Trump goes on to claim that he won the election by a "landslide" but has little backing from Republican leadership.

"They should be ashamed of themselves. Why don't they have hearings? Or even if just Republicans had open public sessions, we would all hear the irrefutable facts," he said.

Trump falsely claimed the election was stolen from him and urged his supporters to march on the U.S. Capitol on Jan. 6, the day Congress convened to certify the election. He pressured former Vice President Mike Pence, who oversaw the counting of electoral votes, to overturn the results and pressed state officials to find him more votes.

Lee, who advised Trump on his legal challenges to the election results, said Trump's inner circle repeatedly told him that state legislatures were acting to decertify or even recertify their slates of electoral votes.
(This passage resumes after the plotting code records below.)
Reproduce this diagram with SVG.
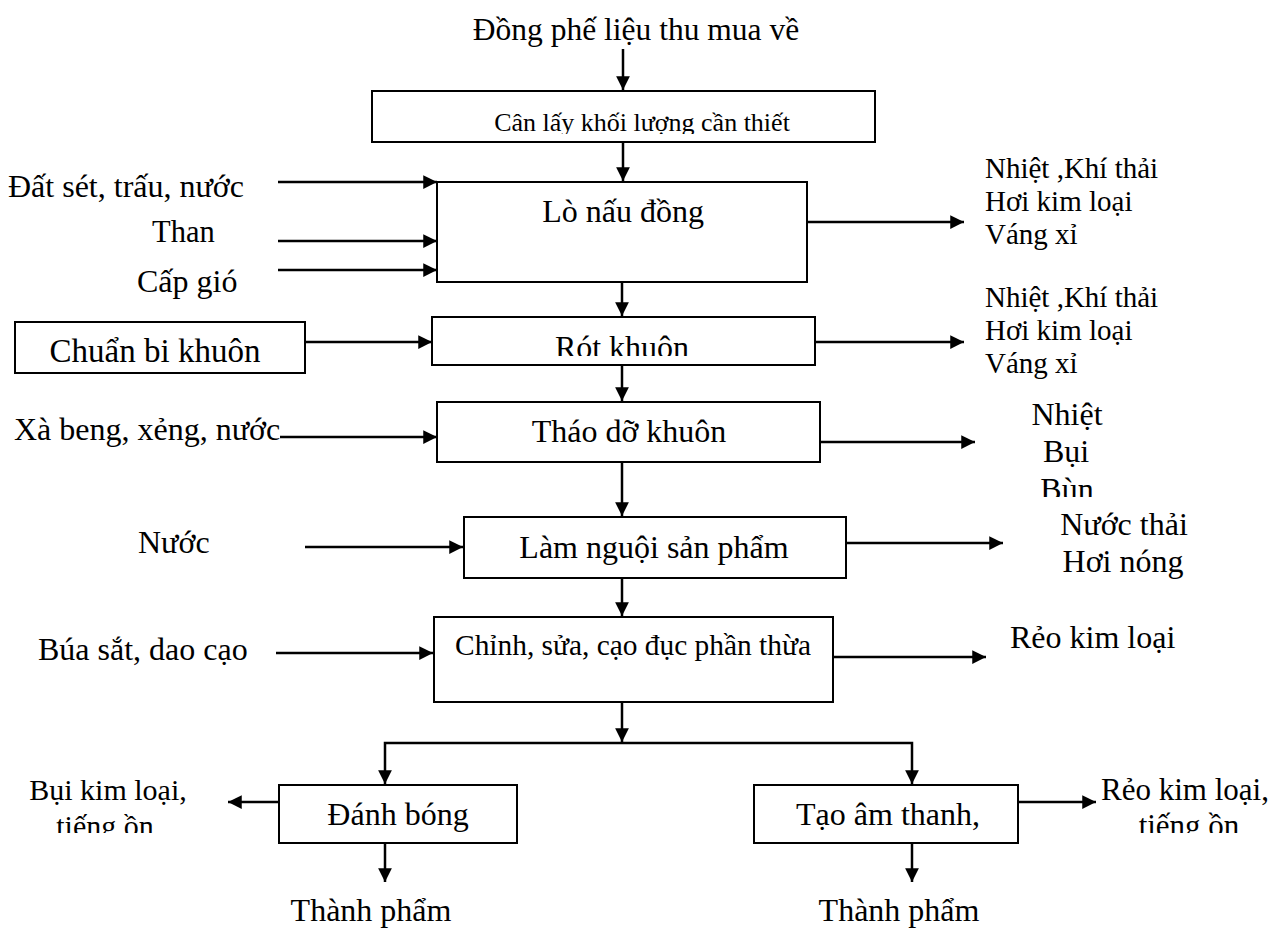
<svg xmlns="http://www.w3.org/2000/svg" width="1269" height="931" viewBox="0 0 1269 931">
<style>
  text { font-family: "Liberation Serif", "Times New Roman", serif; font-size: 32px; fill: #000; }
  .c { text-anchor: middle; }
  .m { font-size: 29px; }
  .s { font-size: 26px; }
  .box { fill: #fff; stroke: #000; stroke-width: 2; }
  .ln { fill: none; stroke: #000; stroke-width: 2.5; }
</style>
<defs>
  <marker id="ah" viewBox="0 0 10 10" refX="10" refY="5" markerWidth="5.5" markerHeight="5.5" markerUnits="strokeWidth" orient="auto">
    <path d="M0,0 L10,5 L0,10 z" fill="#000"/>
  </marker>
  <clipPath id="cp1"><rect x="0" y="0" width="1269" height="134"/></clipPath>
  <clipPath id="cp2"><rect x="0" y="0" width="1269" height="356"/></clipPath>
  <clipPath id="cp3"><rect x="0" y="0" width="1269" height="497"/></clipPath>
  <clipPath id="cp4"><rect x="0" y="0" width="1269" height="833"/></clipPath>
</defs>

<g id="connectors">
  <line class="ln" x1="623" y1="49" x2="623" y2="90" marker-end="url(#ah)"/>
  <line class="ln" x1="623" y1="142" x2="623" y2="181" marker-end="url(#ah)"/>
  <line class="ln" x1="278" y1="182" x2="437" y2="182" marker-end="url(#ah)"/>
  <line class="ln" x1="278" y1="241" x2="437" y2="241" marker-end="url(#ah)"/>
  <line class="ln" x1="278" y1="270" x2="437" y2="270" marker-end="url(#ah)"/>
  <line class="ln" x1="807" y1="222" x2="964" y2="222" marker-end="url(#ah)"/>
  <line class="ln" x1="622" y1="276" x2="622" y2="316" marker-end="url(#ah)"/>
  <line class="ln" x1="302" y1="342" x2="432" y2="342" marker-end="url(#ah)"/>
  <line class="ln" x1="807" y1="342" x2="964" y2="342" marker-end="url(#ah)"/>
  <line class="ln" x1="622" y1="362" x2="622" y2="401" marker-end="url(#ah)"/>
  <line class="ln" x1="280" y1="437" x2="437" y2="437" marker-end="url(#ah)"/>
  <line class="ln" x1="817" y1="442" x2="975" y2="442" marker-end="url(#ah)"/>
  <line class="ln" x1="622" y1="457" x2="622" y2="516" marker-end="url(#ah)"/>
  <line class="ln" x1="305" y1="547" x2="463" y2="547" marker-end="url(#ah)"/>
  <line class="ln" x1="845" y1="543" x2="1003" y2="543" marker-end="url(#ah)"/>
  <line class="ln" x1="622" y1="578" x2="622" y2="616" marker-end="url(#ah)"/>
  <line class="ln" x1="276" y1="653" x2="433" y2="653" marker-end="url(#ah)"/>
  <line class="ln" x1="833" y1="657" x2="986" y2="657" marker-end="url(#ah)"/>
  <line class="ln" x1="622" y1="702" x2="622" y2="742" marker-end="url(#ah)"/>
  <polyline class="ln" points="622,743 385,743 385,784" marker-end="url(#ah)"/>
  <polyline class="ln" points="622,743 912,743 912,784" marker-end="url(#ah)"/>
  <line class="ln" x1="279" y1="802" x2="228" y2="802" marker-end="url(#ah)"/>
  <line class="ln" x1="385" y1="843" x2="385" y2="882" marker-end="url(#ah)"/>
  <line class="ln" x1="1018" y1="802" x2="1096" y2="802" marker-end="url(#ah)"/>
  <line class="ln" x1="912" y1="843" x2="912" y2="882" marker-end="url(#ah)"/>
</g>

<g id="n-source"><text class="c" x="636" y="40" style="font-size:31.5px">Đồng phế liệu thu mua về</text></g>

<g id="n-can">
  <rect class="box" x="372" y="91" width="503" height="51"/>
  <text class="c s" x="642" y="131" clip-path="url(#cp1)">Cân lấy khối lượng cần thiết</text>
</g>

<g id="n-lo">
  <rect class="box" x="437" y="182" width="370" height="100"/>
  <text class="c" x="623" y="222">Lò nấu đồng</text>
</g>

<g id="in-lo">
  <text x="8" y="197">Đất sét, trấu, nước</text>
  <text x="152" y="242" style="font-size:30.5px">Than</text>
  <text x="137" y="292">Cấp gió</text>
</g>

<g id="out-lo">
  <text x="985" y="178" class="m">Nhiệt ,Khí thải</text>
  <text x="985" y="211" class="m">Hơi kim loại</text>
  <text x="985" y="244" class="m">Váng xỉ</text>
</g>

<g id="n-chuanbi">
  <rect class="box" x="15" y="322" width="290" height="51"/>
  <text class="c" x="155" y="362" style="font-size:33px">Chuẩn bi khuôn</text>
</g>

<g id="n-rot">
  <rect class="box" x="432" y="317" width="383" height="48"/>
  <text class="c" x="622" y="358" clip-path="url(#cp2)">Rót khuôn</text>
</g>

<g id="out-rot">
  <text x="985" y="307" class="m">Nhiệt ,Khí thải</text>
  <text x="985" y="340" class="m">Hơi kim loại</text>
  <text x="985" y="373" class="m">Váng xỉ</text>
</g>

<g id="n-thao">
  <rect class="box" x="437" y="402" width="383" height="60"/>
  <text class="c" x="629" y="442">Tháo dỡ khuôn</text>
</g>

<g id="in-thao"><text x="14" y="440">Xà beng, xẻng, nước</text></g>

<g id="out-thao">
  <text class="c" x="1067" y="425">Nhiệt</text>
  <text class="c" x="1066" y="462">Bụi</text>
  <text class="c" x="1067" y="500" clip-path="url(#cp3)">Bùn</text>
</g>

<g id="n-lamnguoi">
  <rect class="box" x="464" y="517" width="382" height="61"/>
  <text class="c" x="654" y="558">Làm nguội sản phẩm</text>
</g>

<g id="in-lamnguoi"><text x="138" y="553">Nước</text></g>

<g id="out-lamnguoi">
  <text class="c" x="1124" y="535">Nước thải</text>
  <text class="c" x="1123" y="572">Hơi nóng</text>
</g>

<g id="n-chinh">
  <rect class="box" x="434" y="617" width="399" height="85"/>
  <text class="c" x="633" y="655" style="font-size:29.4px">Chỉnh, sửa, cạo đục phần thừa</text>
</g>

<g id="in-chinh"><text x="38" y="660">Búa sắt, dao cạo</text></g>

<g id="out-chinh"><text x="1010" y="648">Rẻo kim loại</text></g>

<g id="n-danhbong">
  <rect class="box" x="279" y="785" width="238" height="58"/>
  <text class="c" x="398" y="825">Đánh bóng</text>
</g>

<g id="out-danhbong">
  <text class="c" x="108" y="800" style="font-size:30px">Bụi kim loại,</text>
  <text class="c" x="105" y="836" style="font-size:30px" clip-path="url(#cp4)">tiếng ồn</text>
</g>

<g id="n-tao">
  <rect class="box" x="754" y="785" width="264" height="58"/>
  <text class="c" x="888" y="825">Tạo âm thanh,</text>
</g>

<g id="out-tao">
  <text class="c" x="1185" y="800" style="font-size:31px">Rẻo kim loại,</text>
  <text class="c" x="1189" y="836" style="font-size:31px" clip-path="url(#cp4)">tiếng ồn</text>
</g>

<g id="n-tp1"><text class="c" x="371" y="921">Thành phẩm</text></g>
<g id="n-tp2"><text class="c" x="899" y="921">Thành phẩm</text></g>
</svg>
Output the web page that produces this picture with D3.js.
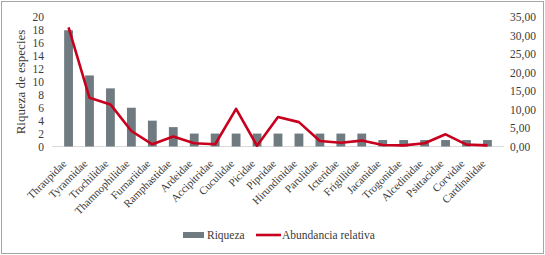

"As we got closer and closer to Jan. 6, I became concerned because I wasn't seeing any of these developments occur but I was continuing to hear this narrative," he said at the town hall, adding it would have obviously made news if it were happening.

Lee also said he was further surprised when Trump's inner circle continued to argue that Congress could and would change the outcome of the election.

The senator said he had previously explained to Trump, his White House staff, his campaign team and his lawyers that Congress' only role is to count the votes unless a state had submitted conflicting slates of electoral votes.